▶ WHAT THE TASK REQUIRES: Return each line of the listing that contains the string "page".

— Begin —

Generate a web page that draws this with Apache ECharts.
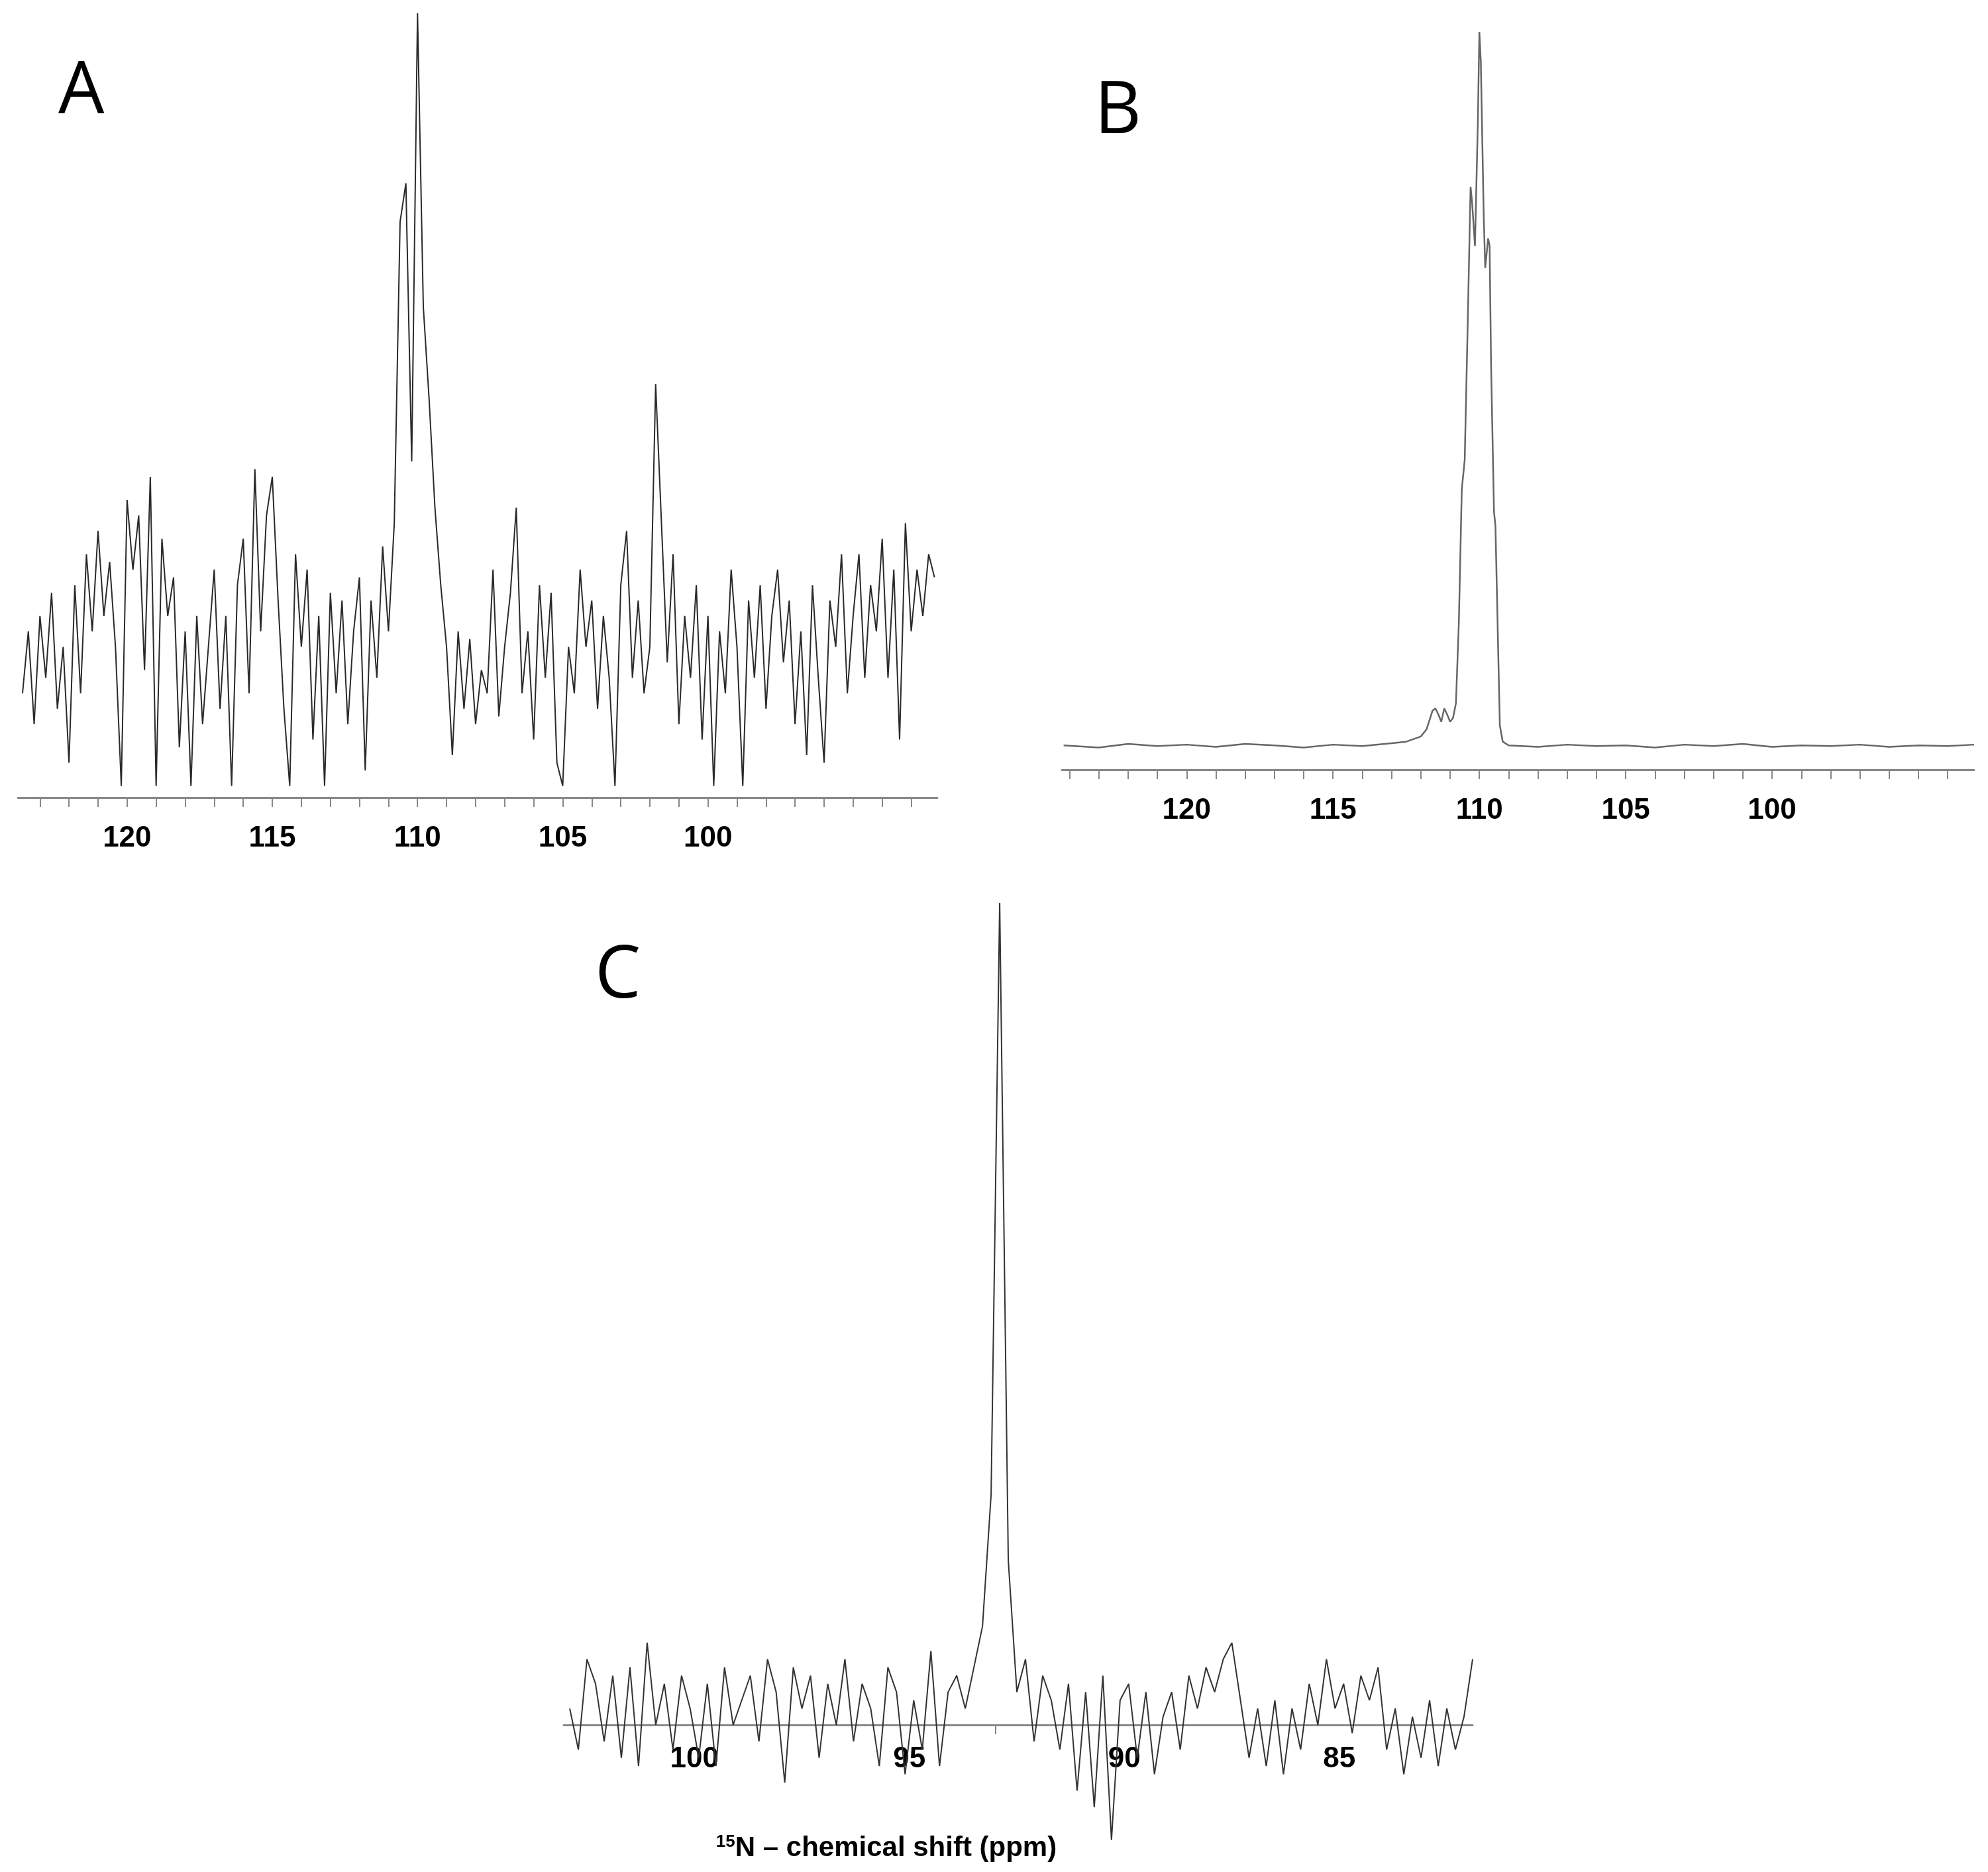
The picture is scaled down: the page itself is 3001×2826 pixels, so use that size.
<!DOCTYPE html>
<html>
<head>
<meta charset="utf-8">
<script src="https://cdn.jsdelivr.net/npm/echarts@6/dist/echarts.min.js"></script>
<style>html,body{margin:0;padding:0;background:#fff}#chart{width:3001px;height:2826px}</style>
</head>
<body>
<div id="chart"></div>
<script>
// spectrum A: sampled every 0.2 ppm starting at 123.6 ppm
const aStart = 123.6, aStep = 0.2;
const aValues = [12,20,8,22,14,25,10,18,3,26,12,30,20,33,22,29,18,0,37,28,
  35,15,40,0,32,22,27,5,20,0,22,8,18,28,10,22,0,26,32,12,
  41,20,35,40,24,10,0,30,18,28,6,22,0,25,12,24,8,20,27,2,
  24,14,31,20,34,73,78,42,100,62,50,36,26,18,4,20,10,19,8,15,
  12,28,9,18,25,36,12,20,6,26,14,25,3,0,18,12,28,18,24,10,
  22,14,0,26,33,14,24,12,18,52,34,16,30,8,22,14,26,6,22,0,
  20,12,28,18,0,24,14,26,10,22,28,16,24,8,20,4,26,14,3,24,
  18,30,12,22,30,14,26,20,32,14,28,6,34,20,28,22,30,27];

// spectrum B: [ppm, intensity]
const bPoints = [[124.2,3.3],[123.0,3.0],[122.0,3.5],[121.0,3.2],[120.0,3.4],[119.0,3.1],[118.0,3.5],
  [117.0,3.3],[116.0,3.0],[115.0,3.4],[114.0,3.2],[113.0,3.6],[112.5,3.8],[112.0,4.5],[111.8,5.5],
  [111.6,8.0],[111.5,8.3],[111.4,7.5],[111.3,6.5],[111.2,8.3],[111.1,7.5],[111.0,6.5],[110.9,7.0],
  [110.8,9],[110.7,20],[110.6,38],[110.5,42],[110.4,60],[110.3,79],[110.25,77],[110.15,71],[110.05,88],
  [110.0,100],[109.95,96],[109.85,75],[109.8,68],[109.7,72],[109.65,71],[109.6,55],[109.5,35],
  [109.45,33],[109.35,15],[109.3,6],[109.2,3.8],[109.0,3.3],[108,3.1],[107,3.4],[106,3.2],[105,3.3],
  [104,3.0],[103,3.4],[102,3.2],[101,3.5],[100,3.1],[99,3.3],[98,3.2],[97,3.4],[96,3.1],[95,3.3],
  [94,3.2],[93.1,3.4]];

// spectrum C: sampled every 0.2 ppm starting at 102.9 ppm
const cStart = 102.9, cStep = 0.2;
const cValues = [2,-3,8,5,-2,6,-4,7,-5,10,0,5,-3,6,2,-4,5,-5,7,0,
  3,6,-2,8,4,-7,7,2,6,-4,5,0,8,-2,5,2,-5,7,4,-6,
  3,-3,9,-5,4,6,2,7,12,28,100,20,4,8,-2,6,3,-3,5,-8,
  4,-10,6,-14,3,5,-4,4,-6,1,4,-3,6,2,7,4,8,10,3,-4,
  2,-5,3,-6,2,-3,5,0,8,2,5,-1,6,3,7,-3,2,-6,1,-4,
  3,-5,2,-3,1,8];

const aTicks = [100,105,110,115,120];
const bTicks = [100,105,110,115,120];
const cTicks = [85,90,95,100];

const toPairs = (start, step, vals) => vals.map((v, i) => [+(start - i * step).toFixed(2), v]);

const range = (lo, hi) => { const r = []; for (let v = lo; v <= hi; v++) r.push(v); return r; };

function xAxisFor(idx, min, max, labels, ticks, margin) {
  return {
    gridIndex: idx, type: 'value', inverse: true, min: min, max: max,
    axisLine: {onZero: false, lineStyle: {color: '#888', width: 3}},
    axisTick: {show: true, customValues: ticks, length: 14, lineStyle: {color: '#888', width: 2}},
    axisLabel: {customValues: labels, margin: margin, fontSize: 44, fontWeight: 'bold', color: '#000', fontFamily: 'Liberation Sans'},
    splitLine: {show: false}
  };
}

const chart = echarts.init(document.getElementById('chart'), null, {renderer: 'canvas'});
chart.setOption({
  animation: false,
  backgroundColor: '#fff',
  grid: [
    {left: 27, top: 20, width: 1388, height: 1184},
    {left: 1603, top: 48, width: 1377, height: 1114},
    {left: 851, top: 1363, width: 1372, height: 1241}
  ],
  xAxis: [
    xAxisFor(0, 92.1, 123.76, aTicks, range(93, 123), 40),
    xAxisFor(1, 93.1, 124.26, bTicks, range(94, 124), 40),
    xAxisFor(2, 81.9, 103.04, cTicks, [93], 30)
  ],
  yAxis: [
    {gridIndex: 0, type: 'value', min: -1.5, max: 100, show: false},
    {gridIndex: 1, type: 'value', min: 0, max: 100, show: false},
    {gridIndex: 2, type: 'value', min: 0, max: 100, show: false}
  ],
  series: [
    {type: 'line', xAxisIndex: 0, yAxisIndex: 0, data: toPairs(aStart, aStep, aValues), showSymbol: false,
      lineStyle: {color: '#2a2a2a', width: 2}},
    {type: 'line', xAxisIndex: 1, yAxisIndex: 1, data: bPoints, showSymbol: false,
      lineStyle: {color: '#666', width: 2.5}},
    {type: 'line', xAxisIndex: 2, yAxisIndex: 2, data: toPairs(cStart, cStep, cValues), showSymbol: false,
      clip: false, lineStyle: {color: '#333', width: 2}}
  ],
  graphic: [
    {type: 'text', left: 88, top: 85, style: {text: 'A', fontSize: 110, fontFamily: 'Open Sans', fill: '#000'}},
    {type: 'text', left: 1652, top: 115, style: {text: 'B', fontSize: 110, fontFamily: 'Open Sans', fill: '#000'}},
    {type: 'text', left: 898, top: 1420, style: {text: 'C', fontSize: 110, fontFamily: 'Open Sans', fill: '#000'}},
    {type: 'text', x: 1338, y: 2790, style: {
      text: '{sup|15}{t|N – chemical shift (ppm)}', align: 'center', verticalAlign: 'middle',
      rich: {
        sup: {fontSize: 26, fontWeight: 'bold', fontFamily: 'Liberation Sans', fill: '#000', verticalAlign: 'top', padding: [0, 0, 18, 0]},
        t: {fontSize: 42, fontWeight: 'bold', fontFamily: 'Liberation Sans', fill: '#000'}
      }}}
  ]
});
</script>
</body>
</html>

— End —
— Begin —

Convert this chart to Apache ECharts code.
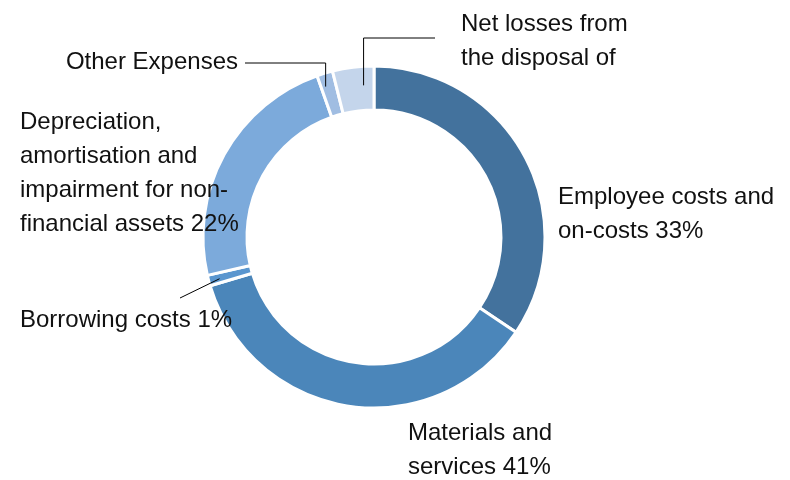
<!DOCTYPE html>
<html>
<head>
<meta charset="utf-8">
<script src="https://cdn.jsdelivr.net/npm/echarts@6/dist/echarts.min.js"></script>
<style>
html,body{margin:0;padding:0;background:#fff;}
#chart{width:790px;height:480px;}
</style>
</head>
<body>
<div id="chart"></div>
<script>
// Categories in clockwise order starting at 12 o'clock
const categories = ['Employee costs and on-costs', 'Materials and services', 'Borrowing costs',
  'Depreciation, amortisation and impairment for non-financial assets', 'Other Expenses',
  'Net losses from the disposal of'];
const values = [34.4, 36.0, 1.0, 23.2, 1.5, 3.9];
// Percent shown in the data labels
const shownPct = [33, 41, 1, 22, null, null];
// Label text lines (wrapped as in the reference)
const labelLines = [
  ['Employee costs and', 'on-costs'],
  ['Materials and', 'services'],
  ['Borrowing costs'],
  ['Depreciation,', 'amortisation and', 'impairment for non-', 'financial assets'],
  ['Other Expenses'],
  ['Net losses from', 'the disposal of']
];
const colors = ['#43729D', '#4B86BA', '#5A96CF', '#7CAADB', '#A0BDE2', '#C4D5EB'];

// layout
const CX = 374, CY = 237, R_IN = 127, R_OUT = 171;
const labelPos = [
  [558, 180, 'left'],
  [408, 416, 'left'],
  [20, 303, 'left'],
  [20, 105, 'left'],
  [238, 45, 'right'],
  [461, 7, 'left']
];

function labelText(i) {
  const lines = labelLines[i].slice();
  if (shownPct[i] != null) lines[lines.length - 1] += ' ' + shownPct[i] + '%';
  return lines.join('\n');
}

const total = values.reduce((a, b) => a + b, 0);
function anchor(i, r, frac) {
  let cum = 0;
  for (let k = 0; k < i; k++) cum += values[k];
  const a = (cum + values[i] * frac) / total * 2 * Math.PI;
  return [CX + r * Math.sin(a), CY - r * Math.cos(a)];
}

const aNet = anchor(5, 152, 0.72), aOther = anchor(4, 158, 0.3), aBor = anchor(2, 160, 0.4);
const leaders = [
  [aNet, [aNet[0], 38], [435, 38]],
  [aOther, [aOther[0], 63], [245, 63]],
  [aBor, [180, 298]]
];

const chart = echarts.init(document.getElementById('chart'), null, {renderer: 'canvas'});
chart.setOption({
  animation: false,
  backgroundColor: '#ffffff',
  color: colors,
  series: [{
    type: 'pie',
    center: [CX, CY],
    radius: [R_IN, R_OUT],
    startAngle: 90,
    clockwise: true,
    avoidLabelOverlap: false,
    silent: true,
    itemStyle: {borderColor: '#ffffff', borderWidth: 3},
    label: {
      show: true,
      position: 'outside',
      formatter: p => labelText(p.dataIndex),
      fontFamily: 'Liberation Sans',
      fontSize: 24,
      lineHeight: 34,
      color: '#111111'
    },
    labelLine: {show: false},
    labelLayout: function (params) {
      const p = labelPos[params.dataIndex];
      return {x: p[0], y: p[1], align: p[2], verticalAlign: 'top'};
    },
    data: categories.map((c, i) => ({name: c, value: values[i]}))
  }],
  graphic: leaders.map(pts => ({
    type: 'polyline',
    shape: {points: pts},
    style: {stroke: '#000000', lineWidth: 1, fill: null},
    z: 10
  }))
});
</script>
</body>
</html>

— End —

▶ CORRECT ANSWER:
Generate a web page that draws this with Apache ECharts.
The picture is scaled down: the page itself is 3001×2826 pixels, so use that size.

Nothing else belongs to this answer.